One thing that has stayed somewhat consistent, is that I always have a lot of images on my wall. Whether that was at my desk and wall space at art college, or in my bedroom, or on my studio walls now. I love creating a layered collection of found images, words, layered up and tactile like a giant mood board. It usually just grows by things getting stuck over others, and then from time to time I will take it all down and start again.

Pencil and watercolour are the mediums I work in most. My watercolour palette is usually messy and exploding with colour, my pencils are usually really sharp (I always use a knife to sharpen them) and tiny. I always use Faber-Castell pencils, and usually hb, b and occasionally 2b, although this has changed over the years.

A couple of books I have and love:

I have always loved Mucha. My parents had a mirror with one of his drawings on it, I think it was probably a replica of some sort, but I always loved it. And then I went to see the Mucha exhibition which was at Kelvingrove Art Gallery and Museum a couple of years ago and I fell in love with his work even more, it was so great to see the scale of his drawings and the detail in person. So this book really does inspire me.

As does Lucian Freud, his exhibition in London of his paintings is still one of my favourite exhibitions to date. He has been one of my favourite painters since school and I am fascinated by him, his work, and his life.

I am delighted to say that the other image is from a book which I was very excited to be included in this year, ‘Women’s club.
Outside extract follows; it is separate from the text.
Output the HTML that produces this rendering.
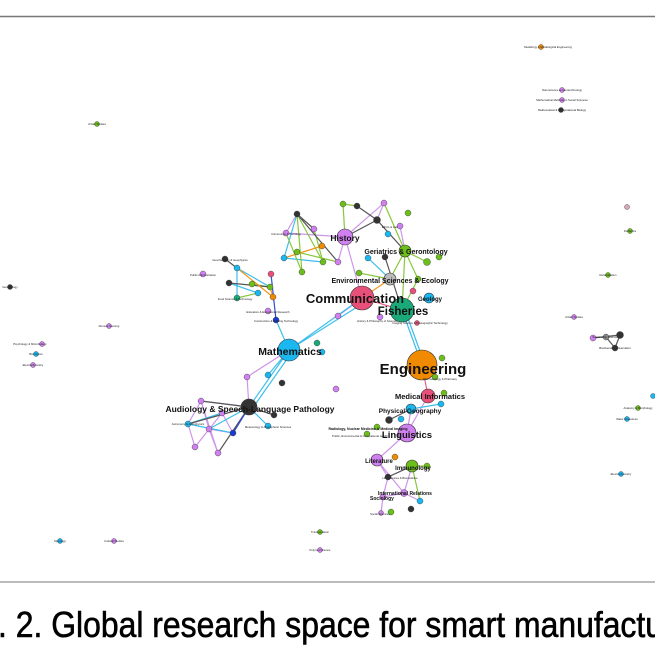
<!DOCTYPE html>
<html><head><meta charset="utf-8"><style>
html,body{margin:0;padding:0;background:#fff;width:655px;height:655px;overflow:hidden}
svg{display:block}
text{font-family:"Liberation Sans",sans-serif}
</style></head><body>
<svg width="655" height="655" viewBox="0 0 655 655">
<rect width="655" height="655" fill="#fff"/>
<line x1="0" y1="16.5" x2="655" y2="16.5" stroke="#777" stroke-width="1.5"/>
<line x1="0" y1="582" x2="655" y2="582" stroke="#777" stroke-width="1"/>
<g stroke-width="1.2" fill="none" opacity="0.9">
<g stroke="#c98ae8">
<path d="M362 298L345 237M345 237L286 233M345 237L384 203M345 237L338 262M286 233L297 214M249 407L247 377M247 377L289 350M249 407L201 401M201 401L188 424M201 401L209 429M222 413L195 447M209 429L218 453M188 424L195 447M222 413L233 433M201 401L218 453M209 429L233 433M407 433L411 409M407 433L377 460M377 460L388 477M388 477L383 497M404 493L383 497M412 466L404 493M377 460L404 493M362 298L338 316M428 396L407 433M383 497L381 513M404 493L420 501M400 226L405 251M384 203L377 220M412 466L388 477"/>
</g>
<g stroke="#29b8e8">
<path d="M289 350L362 298M289 350L365 302M289 350L249 407M292 352L252 409M402 310L422 365M405 310L425 365M289 350L276 320M237 268L237 298M237 268L270 287M229 283L258 293M284 258L297 214M284 258L323 262M368 258L390 279M188 424L233 433M188 424L222 413M249 407L268 426M411 409L441 404M268 375L289 350M209 429L249 407"/>
</g>
<g stroke="#7cc228">
<path d="M405 251L390 279M405 251L402 310M405 251L427 262M405 251L418 279M418 279L402 310M297 214L302 272M297 214L323 262M286 233L302 272M314 229L323 262M297 252L338 262M343 204L345 237M343 204L357 206M252 284L270 287M237 298L258 293M359 273L390 279M384 203L405 251M412 466L420 501M412 466L427 466"/>
</g>
<g stroke="#444">
<path d="M357 206L377 220M377 220L405 251M297 214L314 229M297 214L338 262M229 283L270 287M225 259L237 268M249 407L233 433M249 407L188 424M249 407L201 401M249 407L274 415M249 407L218 453M389 420L411 409M388 477L412 466M385 257L402 310M615 348L606 337M620 335L615 348M593 338L620 335M377 220L345 237"/>
</g>
<g stroke="#f08a00">
<path d="M322 246L284 258M270 287L273 297M362 298L390 279M237 268L273 297"/>
</g>
<g stroke="#1a3ad0"><path d="M276 320L271 274M233 433L249 407"/></g>
<g stroke="#e8507a"><path d="M422 365L428 396M362 298L402 310"/></g>
</g>
<g stroke="#333" stroke-width="0.6">
<circle cx="362" cy="298" r="12" fill="#e8507a"/>
<circle cx="402" cy="310" r="12" fill="#1aaa7a"/>
<circle cx="422" cy="365" r="15" fill="#f08a00"/>
<circle cx="289" cy="350" r="11" fill="#1ab8f0"/>
<circle cx="249" cy="407" r="8" fill="#333"/>
<circle cx="345" cy="237" r="8" fill="#d080f0"/>
<circle cx="405" cy="251" r="6" fill="#6cbf1a"/>
<circle cx="390" cy="279" r="6" fill="#bbb"/>
<circle cx="428" cy="396" r="7" fill="#e8507a"/>
<circle cx="411" cy="409" r="5" fill="#1ab8f0"/>
<circle cx="407" cy="433" r="9" fill="#d080f0"/>
<circle cx="412" cy="466" r="6" fill="#6cbf1a"/>
<circle cx="377" cy="460" r="6" fill="#d080f0"/>
<circle cx="429" cy="298" r="5" fill="#1ab8f0"/>
</g>
<g stroke="#333" stroke-width="0.4">
<g fill="#333"><circle cx="297" cy="214" r="3"/><circle cx="357" cy="206" r="3"/><circle cx="377" cy="220" r="3.5"/><circle cx="385" cy="257" r="3"/><circle cx="225" cy="259" r="3"/><circle cx="229" cy="283" r="3"/><circle cx="282" cy="383" r="3"/><circle cx="274" cy="415" r="3"/><circle cx="389" cy="420" r="3.5"/><circle cx="388" cy="477" r="3"/><circle cx="411" cy="509" r="3"/><circle cx="10" cy="287" r="2.5"/><circle cx="561" cy="110" r="2.5"/><circle cx="620" cy="335" r="3.5"/><circle cx="615" cy="348" r="3"/></g>
<g fill="#d080f0"><circle cx="286" cy="233" r="3"/><circle cx="314" cy="229" r="3"/><circle cx="338" cy="262" r="3"/><circle cx="384" cy="203" r="3"/><circle cx="400" cy="226" r="3"/><circle cx="380" cy="317" r="3"/><circle cx="338" cy="316" r="3"/><circle cx="203" cy="274" r="3"/><circle cx="268" cy="311" r="3"/><circle cx="247" cy="377" r="3"/><circle cx="336" cy="389" r="3"/><circle cx="201" cy="401" r="3"/><circle cx="209" cy="429" r="3"/><circle cx="222" cy="413" r="3"/><circle cx="195" cy="447" r="3"/><circle cx="218" cy="453" r="3"/><circle cx="383" cy="497" r="3"/><circle cx="404" cy="493" r="3.5"/><circle cx="381" cy="513" r="2.5"/><circle cx="562" cy="90" r="2.5"/><circle cx="562" cy="100" r="2.5"/><circle cx="574" cy="317" r="2.5"/><circle cx="593" cy="338" r="3"/><circle cx="109" cy="326" r="2.5"/><circle cx="42" cy="344" r="2.5"/><circle cx="33" cy="365" r="2.5"/><circle cx="114" cy="541" r="2.5"/><circle cx="320" cy="550" r="2.5"/><circle cx="627" cy="207" r="2.5" fill="#d8a8b8"/></g>
<g fill="#1ab8f0"><circle cx="284" cy="258" r="3"/><circle cx="388" cy="234" r="3"/><circle cx="368" cy="258" r="3"/><circle cx="237" cy="268" r="3"/><circle cx="258" cy="293" r="3"/><circle cx="322" cy="352" r="3"/><circle cx="268" cy="375" r="3"/><circle cx="188" cy="424" r="3"/><circle cx="268" cy="426" r="3"/><circle cx="441" cy="404" r="3"/><circle cx="401" cy="419" r="3"/><circle cx="420" cy="501" r="3"/><circle cx="36" cy="354" r="2.5"/><circle cx="60" cy="541" r="2.5"/><circle cx="653" cy="396" r="2.5"/><circle cx="627" cy="419" r="2.5"/><circle cx="621" cy="474" r="2.5"/></g>
<g fill="#6cbf1a"><circle cx="302" cy="272" r="3"/><circle cx="323" cy="262" r="3"/><circle cx="297" cy="252" r="3"/><circle cx="343" cy="204" r="3"/><circle cx="408" cy="213" r="3"/><circle cx="427" cy="262" r="3.5"/><circle cx="439" cy="257" r="3"/><circle cx="359" cy="273" r="3"/><circle cx="418" cy="279" r="3"/><circle cx="252" cy="284" r="3"/><circle cx="270" cy="287" r="3"/><circle cx="442" cy="358" r="3"/><circle cx="435" cy="377" r="3"/><circle cx="444" cy="393" r="3"/><circle cx="377" cy="427" r="3"/><circle cx="367" cy="434" r="3"/><circle cx="391" cy="512" r="3"/><circle cx="427" cy="466" r="3"/><circle cx="97" cy="124" r="2.5"/><circle cx="630" cy="231" r="2.5"/><circle cx="608" cy="275" r="2.5"/><circle cx="638" cy="408" r="2.5"/><circle cx="320" cy="532" r="2.5"/></g>
<g fill="#1aaa7a"><circle cx="237" cy="298" r="3"/><circle cx="317" cy="343" r="3"/></g>
<g fill="#f08a00"><circle cx="322" cy="246" r="3"/><circle cx="273" cy="297" r="3"/><circle cx="395" cy="457" r="3"/><circle cx="541" cy="47" r="2.5"/></g>
<g fill="#e8507a"><circle cx="271" cy="274" r="3"/><circle cx="413" cy="291" r="3"/><circle cx="417" cy="323" r="2.5"/></g>
<g fill="#1a3ad0"><circle cx="276" cy="320" r="3"/><circle cx="233" cy="433" r="3"/></g>
<circle cx="606" cy="337" r="3" fill="#888"/>
</g>
<g font-weight="bold" fill="#111" text-anchor="middle">
<text x="355" y="303" font-size="13">Communication</text>
<text x="403" y="315" font-size="11.5">Fisheries</text>
<text x="423" y="374" font-size="15">Engineering</text>
<text x="290" y="355" font-size="10.5">Mathematics</text>
<text x="250" y="412" font-size="8.5">Audiology &amp; Speech-Language Pathology</text>
<text x="345" y="241" font-size="8.5">History</text>
<text x="406" y="254" font-size="7">Geriatrics &amp; Gerontology</text>
<text x="390" y="283" font-size="7">Environmental Sciences &amp; Ecology</text>
<text x="430" y="399" font-size="7.5">Medical Informatics</text>
<text x="410" y="413" font-size="6.5">Physical Geography</text>
<text x="407" y="438" font-size="9.5">Linguistics</text>
<text x="430" y="301" font-size="6">Geology</text>
<text x="379" y="463" font-size="6">Literature</text>
<text x="413" y="470" font-size="6">Immunology</text>
<text x="405" y="495" font-size="5">International Relations</text>
<text x="382" y="500" font-size="5">Sociology</text>
<text x="368" y="430" font-size="3.5">Radiology, Nuclear Medicine &amp; Medical Imaging</text>
</g>
<g font-size="2.8" fill="#222" text-anchor="middle">
<text x="548" y="48">Metallurgy &amp; Metallurgical Engineering</text>
<text x="562" y="91">Nanoscience &amp; Nanotechnology</text>
<text x="562" y="101">Mathematical Methods in Social Sciences</text>
<text x="562" y="111">Mathematical &amp; Computational Biology</text>
<text x="97" y="125">Urban Studies</text>
<text x="10" y="288">Gerontology</text>
<text x="109" y="327">Remote Sensing</text>
<text x="30" y="345">Psychology &amp; Microbiology</text>
<text x="36" y="355">Biophysics</text>
<text x="33" y="366">Electrochemistry</text>
<text x="60" y="542">Mycology</text>
<text x="114" y="542">Cultural Studies</text>
<text x="320" y="533">Transportation</text>
<text x="320" y="551">Polymer Science</text>
<text x="574" y="318">Urban Studies</text>
<text x="605" y="338">Sustainable Science</text>
<text x="615" y="349">Biodiversity Conservation</text>
<text x="608" y="276">Rehabilitation</text>
<text x="630" y="232">Pediatrics</text>
<text x="638" y="409">Anatomy &amp; Morphology</text>
<text x="627" y="420">Water Resources</text>
<text x="621" y="475">Electrochemistry</text>
<text x="230" y="261">Geochemistry &amp; Geophysics</text>
<text x="203" y="276">Public Administration</text>
<text x="235" y="300">Food Science &amp; Technology</text>
<text x="268" y="313">Education &amp; Educational Research</text>
<text x="276" y="322">Construction &amp; Building Technology</text>
<text x="286" y="235">Criminology &amp; Penology</text>
<text x="390" y="228">Ethics &amp; Law</text>
<text x="377" y="322">History &amp; Philosophy of Science</text>
<text x="420" y="324">Imaging Science &amp; Photographic Technology</text>
<text x="440" y="380">Pharmacology &amp; Pharmacy</text>
<text x="268" y="428">Meteorology &amp; Atmospheric Sciences</text>
<text x="188" y="425">Astronomy &amp; Astrophysics</text>
<text x="360" y="437">Public, Environmental &amp; Occupational Health</text>
<text x="400" y="479">Life Sciences &amp; Biomedicine</text>
<text x="380" y="515">Social Sciences</text>
</g>
<text x="-2" y="637" font-size="36" font-family="Liberation Sans,sans-serif" stroke="#000" stroke-width="0.6" textLength="665" lengthAdjust="spacingAndGlyphs" fill="#000">. 2. Global research space for smart manufactu</text>
</svg>
</body></html>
Art is Powerful’ by Spanish publishers, Monsa.

Other tools and equipment featured in my images include my tripod for my camera, which I use to take photographs of work, and sometimes videos of me working. My recent work has taken on the form of layered up collages, where I use a scalpel to carefully cut out my drawings and watercolours to then form a new illustration in the form of a collage, which is what is in this image with the cut out drawings and cutting mat.

A studio space, and whatever form that takes is really important and I feel so lucky to have a dedicated space that I can go and work in and also where I can leave it behind and sometimes get physical space from my work – getting mental space is a bit more tricky seeing as it is always in my head in some way!

I think it is important to keep asking yourself what works for you, and also to be aware that this might change. Your space and what is in it, can have a big influence on your work, and on how you work, so it makes sense to try and get the right balance for you.